David Luiz Thiago Silva Brazil
Brazil skipper Thiago Silva comforts a shattered David Luiz after the incredible defeat ti Germany in the semifinals of the 2014 FIFA World CupReuters

How will Brazil beat Germany without Neymar, their talisman, their only truly world-class player? That was the question running in everyone's mind when news broke out the superstar would miss the rest of the 2014 FIFA World Cup due to a broken back. Amidst all that chaos and despair, a loss, which would prove to be a greater one than that of Neymar, fell a bit under the radar.

What Thiago Silva would give now not to have stupidly stolen the ball from Colombia goalkeeper David Ospina, a decision which led to him picking up a needless yellow card and thus forcing him out of the semifinal against Germany in Belo Horizonte.

If the Brazil skipper had even an inkling of what was to transpire at the Estadio Mineirao on Tuesday evening, he would have done everything humanly possible, and possibly called up a few aliens as well, to invent a time machine in a few days, turn back time, and go to that moment when he stole the ball off Ospina as the goalkeeper attempted a goalkick, and instead decided to just trot back into his defensive line, like he should have done.

Because, without Thiago to yell at his defenders and coax them to actually defend the ball rather than playing like they were on the Amateur level of FIFA 14 on the PS3, Brazil would not have been thumped, battered, bloodied and bruised 7-1 by Germany in the most extraordinary World Cup match you are ever likely to see.
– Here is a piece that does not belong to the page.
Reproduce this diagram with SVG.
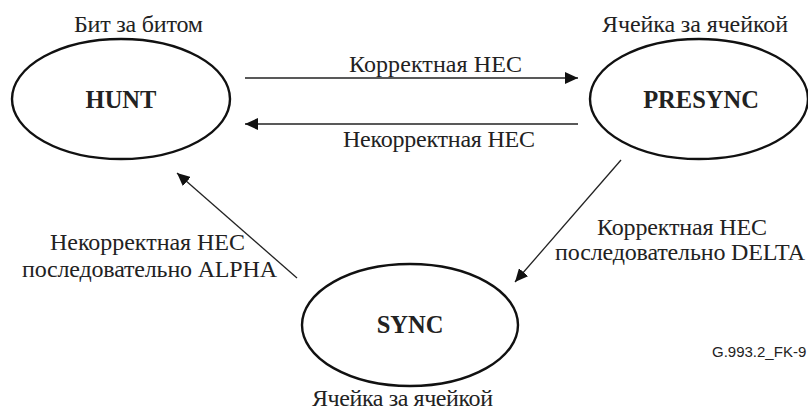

The loss was humiliating in so many levels it beggars belief – the first defeat for Brazil in a competitive match in home soil since 1965, and more jarringly the greatest ever loss in their history, beating the 6-0 thumping handed out by Uruguay way, way, way back in 1920. So, for almost a century, no team has come close to handing Brazil such a thrashing, and when it did come it had to be in front of their fans and in the semifinal of the World Cup.

The dream of banishing those 1950 ghosts are gone; come to think of it, those ghosts might actually be laid to rest now, with this horror show set to haunt ever single Brazilian fan for some time to come – maybe till the next time they get to host the World Cup (hopefully, they won't have to wait another 64 years).

If this was any World Cup other than one being held in Brazil, Luiz Felipe Scolari's men would have come into the tournament in the second, or even, third rung of favourites; such is the lack of quality in this side. Apart from Neymar, there is no wizard that can weave that magic wand. And without Thiago Silva, the only true defender in that lineup, Brazil's defence is like melting butter, waiting for a hot knife to go through them and cut them wide open.

And how Germany tore Brazil apart -- with utter ruthlessness, efficiency and quality, quality that this Brazil side would have given anything to have in their own side. Every single player in that Germany team played the best possible game – of course, Brazil made it easy for them with their comical and shambolic defending.

The midfielders – Bastian Schweinsteiger, Sami Khedira and Toni Kroos – ran the show, while Mesut Ozil, Thomas Muller, Miroslav Klose and Andre Schurrle were like kids, left all alone by their parents, in a candy store, gleefully accepting gifts which Brazil just kept giving away, almost as if they had taken up the job of a summer Santa Claus.

Nobody could have envisaged Brazil capitulating like they did on Tuesday – heck, even the German fans, after the fifth or sixth goal went in, would have probably been saying alright that's enough, we can't humiliate the biggest footballing country in the world anymore. And what a tremendous pity it is to see Brazil, the nation that symbolises football, that lives, breathes and eats football, kind of like India and cricket, crash and burn in such a manner.

It will take some time for Scolari, if he stays on, or the next Brazil coach to pick up the pieces, to find some talented footballers that can hold a candle to the likes of Pele, Zico, Ronaldo and more. Before that, there is a small matter of the dreaded third-place playoff, to be played in Brasilia on Saturday – nobody, not even Scolari will want to be a part of that, even if they have to; and a victory in that as-inconsequential-as-they-come match will go absolutely nowhere in lifting that pall of gloom which has pervaded throughout the entire country – hitting those 200 million people, who saw their dreams and hopes dashed in the space of 30 first half minutes, harder than a meteor crashing into earth at full tilt.